Return only the lines from the start of the records through the line that contains "from matplotlib.offsetbox import", inclusive; leave out all pictures.
---
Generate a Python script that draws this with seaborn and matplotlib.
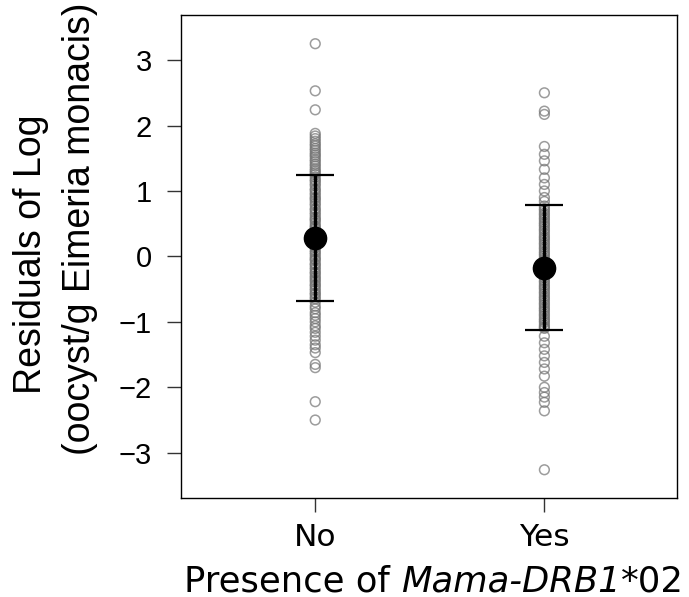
import numpy as np
import pandas as pd
import matplotlib
matplotlib.use("Agg")
import matplotlib.pyplot as plt
import seaborn as sns
from matplotlib.offsetbox import TextArea, HPacker, AnchoredOffsetbox

# residuals, one list per group
groups = ["No", "Yes"]
resid_no = [
    3.25, 2.53, 2.24,
    1.88, 1.84, 1.80, 1.76, 1.72, 1.69, 1.65, 1.62, 1.58, 1.55, 1.52, 1.48, 1.45, 1.41,
    1.38, 1.34, 1.31, 1.28, 1.25,
    1.21, 1.17, 1.15, 1.11, 1.08, 1.03, 1.01, 0.97, 0.94, 0.90, 0.88, 0.85, 0.81, 0.78,
    0.73, 0.71, 0.67, 0.64, 0.60, 0.57, 0.55, 0.51, 0.47, 0.45, 0.42, 0.38, 0.35, 0.31,
    0.29, 0.26, 0.22, 0.19, 0.15, 0.13, 0.09, 0.06, 0.03, -0.01, -0.04, -0.06, -0.11,
    -0.13, -0.17, -0.20, -0.24, -0.26, -0.30, -0.33, -0.36, -0.39, -0.43, -0.45, -0.49,
    -0.52, -0.56, -0.58, -0.62, -0.65,
    -0.70, -0.76, -0.80, -0.86, -0.90, -0.95, -1.00, -1.06, -1.10, -1.16, -1.22, -1.28,
    -1.35, -1.40, -1.47, -1.65, -1.70, -2.22, -2.50,
]
resid_yes = [
    2.50, 2.22, 2.17,
    1.68, 1.56, 1.46, 1.33, 1.20, 1.10, 1.00, 0.90, 0.84,
    0.77, 0.73, 0.70, 0.66, 0.63, 0.59, 0.56, 0.52, 0.49, 0.46, 0.42, 0.39, 0.35, 0.31,
    0.28, 0.25, 0.21, 0.18, 0.14, 0.11, 0.07, 0.04, 0.01, -0.03, -0.06, -0.10, -0.13,
    -0.16, -0.20, -0.23, -0.27, -0.30, -0.33, -0.37, -0.40, -0.44, -0.47, -0.50, -0.54,
    -0.57, -0.61, -0.64, -0.67, -0.71, -0.74, -0.78, -0.81, -0.84, -0.88, -0.91, -0.95,
    -0.98, -1.01, -1.05, -1.08, -1.10,
    -1.22, -1.32, -1.42, -1.52, -1.62, -1.72, -1.83, -2.00, -2.08, -2.15, -2.23,
    -2.36, -3.26,
]
# group mean and +/- 1 SD as shown by the black marker and bars
means = [0.28, -0.17]
sds = [0.96, 0.95]
y_ticks = [-3, -2, -1, 0, 1, 2, 3]

df = pd.DataFrame({
    "group": ["No"] * len(resid_no) + ["Yes"] * len(resid_yes),
    "residual": resid_no + resid_yes,
})

fig = plt.figure(figsize=(6.89, 5.97), dpi=100)
ax = fig.add_axes([0.263, 0.166, 0.72, 0.809])

sns.stripplot(
    data=df, x="group", y="residual", order=groups, jitter=False,
    color="gray", size=7, linewidth=1.1, edgecolor="gray", ax=ax, zorder=2,
)
for coll in ax.collections:
    coll.set_facecolor("none")
    coll.set_edgecolor((0.45, 0.45, 0.45, 0.7))

ax.errorbar(
    range(len(groups)), means, yerr=sds, fmt="o", color="black",
    markersize=16, capsize=14, elinewidth=2.5, capthick=1.6, zorder=5,
)

ax.set_xlim(-0.585, 1.58)
ax.set_ylim(-3.69, 3.69)
ax.set_yticks(y_ticks)
ax.set_yticklabels([str(t).replace("-", "\u2212") for t in y_ticks])
ax.set_xticks(range(len(groups)))
ax.set_xticklabels(groups)
ax.tick_params(axis="both", direction="out", length=10, width=1, color="#333333")
ax.tick_params(axis="y", pad=11, labelsize=21)
ax.tick_params(axis="x", pad=8, labelsize=22.5)
for lab in ax.get_yticklabels():
    lab.set_fontfamily("Liberation Sans")
for lab in ax.get_xticklabels():
    lab.set_fontfamily("DejaVu Sans")

for side in ["left", "right", "top", "bottom"]:
    ax.spines[side].set_visible(True)
    ax.spines[side].set_color("black")
    ax.spines[side].set_linewidth(1)

# two-line y label, lines placed separately as in the reference
ax.set_ylabel("")
ax.set_xlabel("")
fig.text(0.060, 0.5745, "Residuals of Log", rotation=90, rotation_mode="anchor",
         ha="center", va="baseline", family="Liberation Sans", fontsize=27)
fig.text(0.131, 0.6164, "(oocyst/g Eimeria monacis)", rotation=90, rotation_mode="anchor",
         ha="center", va="baseline", family="Liberation Sans", fontsize=27)

# x label with the italic allele name
parts = [
    TextArea("Presence of ", textprops=dict(family="DejaVu Sans", size=25.5)),
    TextArea("Mama-DRB1", textprops=dict(family="DejaVu Sans", size=25.5, style="italic")),
    TextArea("*02", textprops=dict(family="DejaVu Sans", size=25.5)),
]
xlab = AnchoredOffsetbox(
    loc="center", child=HPacker(children=parts, pad=0, sep=0, align="baseline"),
    bbox_to_anchor=(0.63, 0.026), bbox_transform=fig.transFigure,
    frameon=False, pad=0, borderpad=0,
)
fig.add_artist(xlab)

fig.savefig("out.png", dpi=100)
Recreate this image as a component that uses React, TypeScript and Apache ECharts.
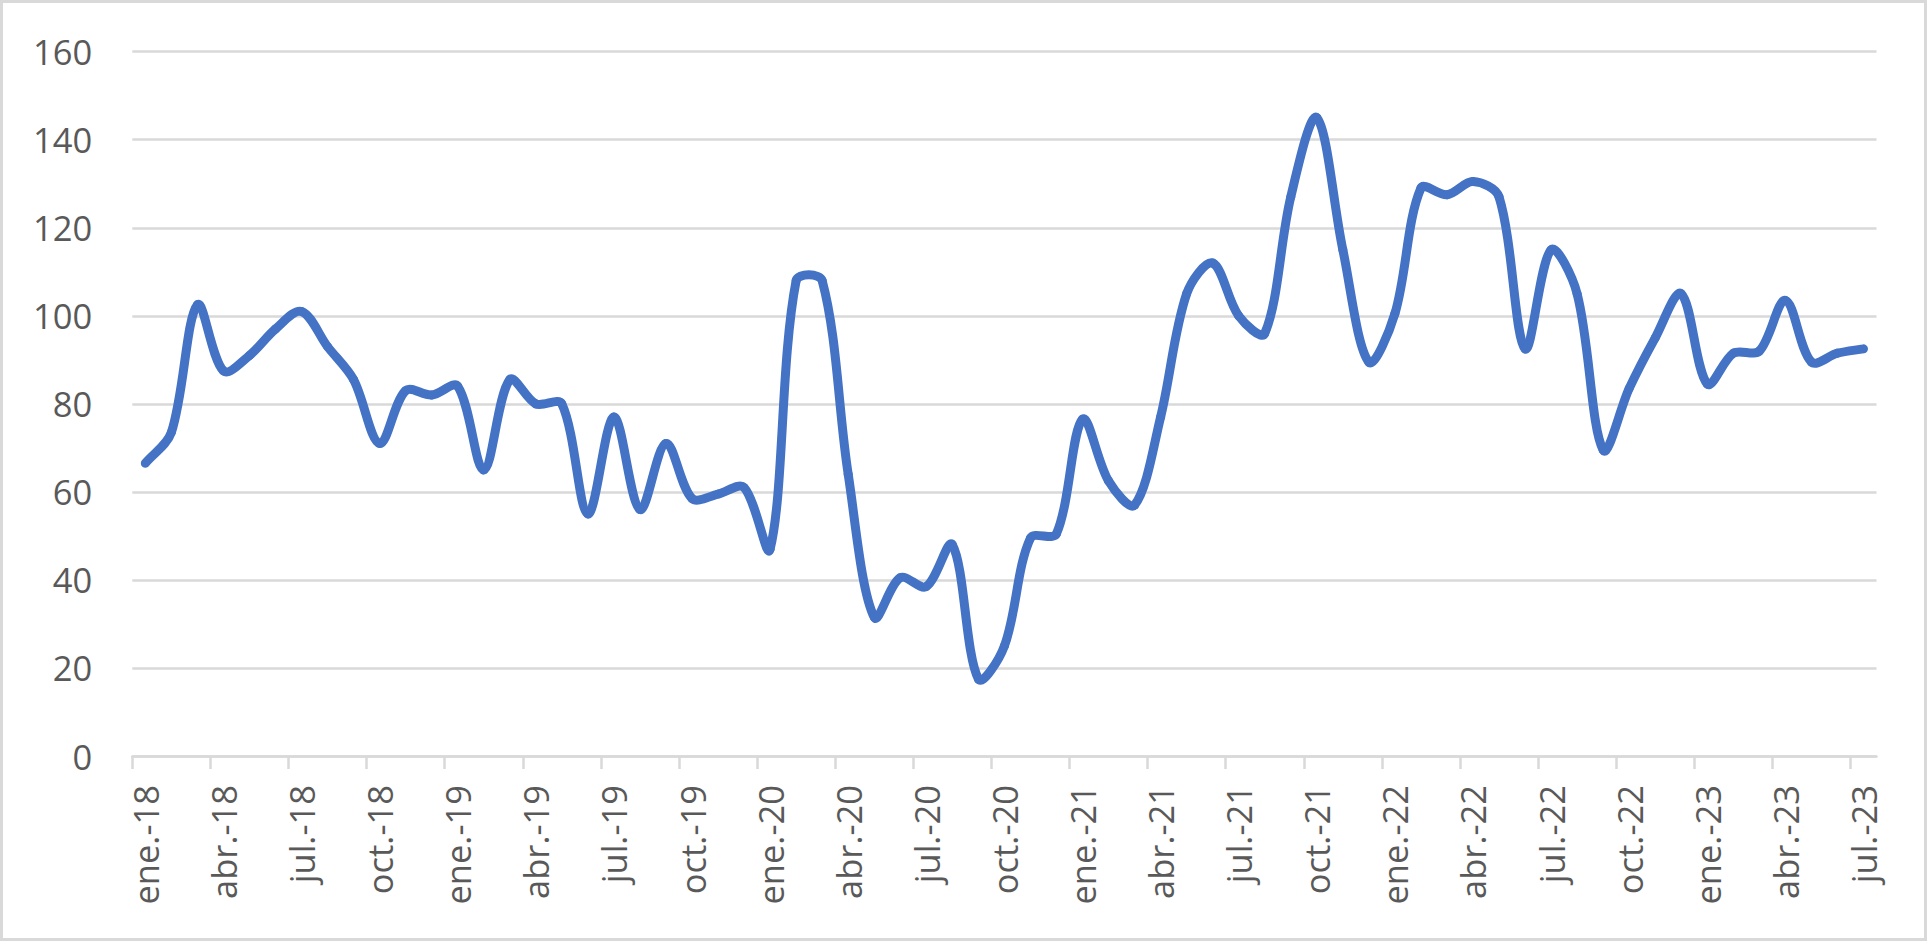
---
EXERCISE SOLUTION —
Generate a Python script that draws this with seaborn and matplotlib.
import numpy as np
import pandas as pd
import matplotlib
matplotlib.use("Agg")
import matplotlib.pyplot as plt
import seaborn as sns
from matplotlib.offsetbox import TextArea, HPacker, AnchoredOffsetbox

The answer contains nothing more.